If it seems too good to be true, it just might be. But I have to admit: This one really hurts.
You may remember the videos—a black high school student opening a college acceptance message, surrounded by peers; a flurry of smiles, congratulations and earnest elation. Harvard, Stanford, Wesleyan and more—the acceptances just kept rolling in. Unfortunately, there was a far more sinister story behind the school sending these hard working teens to prestigious universities.
Through extensive reporting, the New York Times has discovered that T.M. Landry High School was not the dream factory it seemed to be. The K-12 institution was fraught with financial and legal issues. The school and its owners have been accused of a laundry list of egregious behaviors, including lying about and exaggerating the tragic life circumstances of students in their college applications (unbeknownst to students), physical and verbal abuse, including making students kneel to “learn humility,” and opaqueness around the use of school funds.
From the Times:
The school falsified transcripts, made up student accomplishments and mined the worst stereotypes of black America to manufacture up-from-hardship tales that it sold to Ivy League schools hungry for diversity.…
In 2013, [co-founder Michael] Landry was sentenced to probation and attended an anger management program after pleading guilty to a count of battery. Despite the documentation, he insisted that he did not plead guilty or serve probation. Mr. Landry said that the victim was a student whose mother asked him to hit her child, and he said he had eased up on physical punishments.
“I don’t do that anymore,” he said….
[Student] Tyler Sassau…said he can still feel the humiliation and smell the stench on his clothes from kneeling last year on a bathroom floor for nearly two hours.
“I wasn’t going to get up without asking him because if I did, I could’ve got something worse,” he said. “I could barely stand when I got up.”
…More than a dozen students and staff members told The Times of pupils being humiliated in front of their peers and of racial groups being pitted against one another. Academically weak students were demeaned, and headstrong students were made to kneel.
More than a half-dozen students interviewed said they had witnessed Mr. Landry choking their schoolmates, and three students observed him slam others on desks. Another three students said they saw Mr. Landry place a child with autism in a closet.
Parents said they were drawn in by the sense of “unity” Michael and Tracey Landry promised, writes the Times. They appealed to students with few resources by relating to them and offering the promise of giving the students something better.
Since the students’ stories went viral, donors sent hundreds of thousands of dollars to the school, but the money is largely unaccounted for and has not gone to promised scholarships.
The students who have recently left T.M. Landry for college have had varying degrees of success, but parents who have since had their kids assessed found that most were behind grade level.
The Times reports that Dodie Thomas, a T.M. Landry grandmother, said she discovered that her six-year-old granddaughter had never learned phonics and that she could not read. She recounted that her grandchild played with Legos most of the day.
“I feel like I’ve paid for a high-priced babysitter,” Ms.

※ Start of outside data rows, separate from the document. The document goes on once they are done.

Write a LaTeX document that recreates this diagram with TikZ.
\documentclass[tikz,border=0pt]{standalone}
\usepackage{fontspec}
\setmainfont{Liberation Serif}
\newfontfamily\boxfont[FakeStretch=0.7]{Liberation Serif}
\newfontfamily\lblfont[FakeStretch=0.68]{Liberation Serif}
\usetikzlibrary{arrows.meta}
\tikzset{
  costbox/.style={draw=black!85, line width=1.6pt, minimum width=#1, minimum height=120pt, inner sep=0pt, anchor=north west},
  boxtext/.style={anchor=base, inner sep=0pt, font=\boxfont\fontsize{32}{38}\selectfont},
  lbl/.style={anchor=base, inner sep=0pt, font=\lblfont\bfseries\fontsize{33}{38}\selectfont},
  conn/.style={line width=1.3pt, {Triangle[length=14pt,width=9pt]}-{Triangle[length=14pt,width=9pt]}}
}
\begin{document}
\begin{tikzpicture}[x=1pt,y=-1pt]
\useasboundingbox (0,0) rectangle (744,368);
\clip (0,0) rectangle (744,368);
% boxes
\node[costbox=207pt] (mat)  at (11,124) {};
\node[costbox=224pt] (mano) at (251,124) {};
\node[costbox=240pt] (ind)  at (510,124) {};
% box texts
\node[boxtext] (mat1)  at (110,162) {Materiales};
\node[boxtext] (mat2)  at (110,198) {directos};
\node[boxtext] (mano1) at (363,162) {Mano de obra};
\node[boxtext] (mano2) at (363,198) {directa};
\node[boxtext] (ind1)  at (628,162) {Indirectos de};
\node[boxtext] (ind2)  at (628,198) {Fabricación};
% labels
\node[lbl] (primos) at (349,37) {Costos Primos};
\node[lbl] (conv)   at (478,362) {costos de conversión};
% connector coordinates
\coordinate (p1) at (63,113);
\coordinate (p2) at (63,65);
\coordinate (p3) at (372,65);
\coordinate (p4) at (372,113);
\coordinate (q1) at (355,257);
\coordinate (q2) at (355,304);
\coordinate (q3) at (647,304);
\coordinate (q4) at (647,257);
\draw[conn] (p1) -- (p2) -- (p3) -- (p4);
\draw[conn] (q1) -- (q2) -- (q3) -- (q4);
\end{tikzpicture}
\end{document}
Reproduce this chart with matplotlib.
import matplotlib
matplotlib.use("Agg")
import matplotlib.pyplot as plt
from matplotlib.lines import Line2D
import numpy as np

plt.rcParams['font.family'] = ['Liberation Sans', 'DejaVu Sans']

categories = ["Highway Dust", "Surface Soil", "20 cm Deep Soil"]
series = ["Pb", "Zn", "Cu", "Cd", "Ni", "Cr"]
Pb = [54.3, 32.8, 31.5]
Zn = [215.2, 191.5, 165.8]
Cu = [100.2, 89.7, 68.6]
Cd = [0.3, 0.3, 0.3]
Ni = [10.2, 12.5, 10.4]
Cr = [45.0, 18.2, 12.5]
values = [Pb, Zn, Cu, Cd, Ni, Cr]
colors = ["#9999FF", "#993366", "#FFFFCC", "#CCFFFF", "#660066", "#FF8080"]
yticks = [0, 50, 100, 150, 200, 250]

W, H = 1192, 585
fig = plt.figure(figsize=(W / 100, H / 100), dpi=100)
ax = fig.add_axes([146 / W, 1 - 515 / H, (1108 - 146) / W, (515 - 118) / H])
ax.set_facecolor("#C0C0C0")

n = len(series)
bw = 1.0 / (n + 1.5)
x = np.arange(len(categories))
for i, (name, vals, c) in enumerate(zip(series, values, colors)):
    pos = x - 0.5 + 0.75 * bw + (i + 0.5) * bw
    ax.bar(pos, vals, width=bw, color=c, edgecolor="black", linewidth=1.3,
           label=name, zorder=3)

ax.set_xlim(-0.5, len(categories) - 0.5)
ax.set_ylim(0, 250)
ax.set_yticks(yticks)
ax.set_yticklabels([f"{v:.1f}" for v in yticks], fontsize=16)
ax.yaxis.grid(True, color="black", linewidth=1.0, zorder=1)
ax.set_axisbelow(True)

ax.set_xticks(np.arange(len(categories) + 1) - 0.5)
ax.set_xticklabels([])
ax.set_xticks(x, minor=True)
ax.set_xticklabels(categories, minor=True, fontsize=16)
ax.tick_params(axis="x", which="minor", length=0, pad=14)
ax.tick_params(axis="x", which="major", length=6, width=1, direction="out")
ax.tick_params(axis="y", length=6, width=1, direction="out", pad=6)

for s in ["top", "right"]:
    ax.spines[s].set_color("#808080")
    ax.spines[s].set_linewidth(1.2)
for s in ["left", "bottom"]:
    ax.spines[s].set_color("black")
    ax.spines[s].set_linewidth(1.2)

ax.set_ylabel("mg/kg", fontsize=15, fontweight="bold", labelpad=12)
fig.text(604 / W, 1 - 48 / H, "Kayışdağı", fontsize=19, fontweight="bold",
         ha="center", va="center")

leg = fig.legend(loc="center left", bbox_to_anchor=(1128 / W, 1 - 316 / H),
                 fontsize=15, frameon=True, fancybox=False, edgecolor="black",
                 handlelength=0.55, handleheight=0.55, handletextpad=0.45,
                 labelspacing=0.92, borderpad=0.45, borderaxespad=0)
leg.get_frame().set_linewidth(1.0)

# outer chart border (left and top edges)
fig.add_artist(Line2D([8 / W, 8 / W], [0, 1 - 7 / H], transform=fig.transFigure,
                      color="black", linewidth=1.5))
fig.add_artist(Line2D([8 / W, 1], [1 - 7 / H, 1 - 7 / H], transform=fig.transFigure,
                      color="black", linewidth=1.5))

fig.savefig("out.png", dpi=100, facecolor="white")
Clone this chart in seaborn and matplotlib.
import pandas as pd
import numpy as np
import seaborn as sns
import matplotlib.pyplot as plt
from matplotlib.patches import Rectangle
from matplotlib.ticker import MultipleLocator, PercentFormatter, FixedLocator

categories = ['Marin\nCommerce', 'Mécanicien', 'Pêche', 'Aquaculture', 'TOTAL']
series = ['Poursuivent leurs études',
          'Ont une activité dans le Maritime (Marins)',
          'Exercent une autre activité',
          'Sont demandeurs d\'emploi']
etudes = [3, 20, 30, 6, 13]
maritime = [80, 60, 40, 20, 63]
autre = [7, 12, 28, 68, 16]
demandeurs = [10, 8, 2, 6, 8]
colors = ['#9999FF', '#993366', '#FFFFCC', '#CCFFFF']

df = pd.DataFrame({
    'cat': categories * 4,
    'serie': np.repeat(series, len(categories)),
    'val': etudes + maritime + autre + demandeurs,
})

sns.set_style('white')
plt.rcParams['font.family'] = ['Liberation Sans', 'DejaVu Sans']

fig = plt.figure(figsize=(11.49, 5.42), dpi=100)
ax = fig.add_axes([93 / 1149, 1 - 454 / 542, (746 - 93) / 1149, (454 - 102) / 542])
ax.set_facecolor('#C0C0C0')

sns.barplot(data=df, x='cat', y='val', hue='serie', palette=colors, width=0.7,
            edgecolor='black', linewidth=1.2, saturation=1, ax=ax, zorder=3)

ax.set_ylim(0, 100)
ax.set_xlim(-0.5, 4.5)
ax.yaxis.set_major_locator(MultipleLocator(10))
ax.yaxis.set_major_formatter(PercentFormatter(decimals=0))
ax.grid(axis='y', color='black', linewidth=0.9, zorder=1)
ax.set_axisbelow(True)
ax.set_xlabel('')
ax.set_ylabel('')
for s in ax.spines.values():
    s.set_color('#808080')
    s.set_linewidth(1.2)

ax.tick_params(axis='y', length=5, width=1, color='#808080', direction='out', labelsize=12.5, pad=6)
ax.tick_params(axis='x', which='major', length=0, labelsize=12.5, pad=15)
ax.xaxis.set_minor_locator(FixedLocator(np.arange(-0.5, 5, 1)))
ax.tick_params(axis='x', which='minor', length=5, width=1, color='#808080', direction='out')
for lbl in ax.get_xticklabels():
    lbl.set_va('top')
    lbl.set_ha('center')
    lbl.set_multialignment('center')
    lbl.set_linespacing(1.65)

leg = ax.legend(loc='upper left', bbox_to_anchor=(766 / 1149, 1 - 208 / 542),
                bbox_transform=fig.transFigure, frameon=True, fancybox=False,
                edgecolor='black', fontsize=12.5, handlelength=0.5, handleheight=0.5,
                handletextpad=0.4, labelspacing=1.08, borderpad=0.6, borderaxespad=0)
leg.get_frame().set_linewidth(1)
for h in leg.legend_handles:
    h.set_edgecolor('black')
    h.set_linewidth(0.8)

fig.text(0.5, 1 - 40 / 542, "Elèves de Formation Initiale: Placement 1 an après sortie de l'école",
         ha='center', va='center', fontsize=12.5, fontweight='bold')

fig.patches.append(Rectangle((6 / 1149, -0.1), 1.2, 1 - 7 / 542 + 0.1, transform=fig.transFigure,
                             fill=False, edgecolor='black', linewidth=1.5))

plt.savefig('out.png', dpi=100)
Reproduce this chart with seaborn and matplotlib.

Thomas said.
While Landry pointed to student success with ACT prep, it seems like that’s all they focused on.
“If it wasn’t on the ACT, I didn’t know it,” Bryson Sassau told the Times.
Of seeing the glaring issues the school had, Bryson’s brother Tyler told the Times, “It was like building a house on water.”
The first year of college can be uniquely tough for black students, particularly those from low-income households, so coming out of such an unstable educational environment can’t have helped. And there are more and more cases of black students coming out and saying they don’t always get the resources they need when they are struggling, so I sincerely hope they find some way to get any help they may need.
My summary can’t really do justice to the absurd extent to which T.M. Landry mismanaged and outright failed students. Read Erica Green and Katie Benner’s report at the Times for more. This is really just the tip of the iceberg, and it’s terrifying.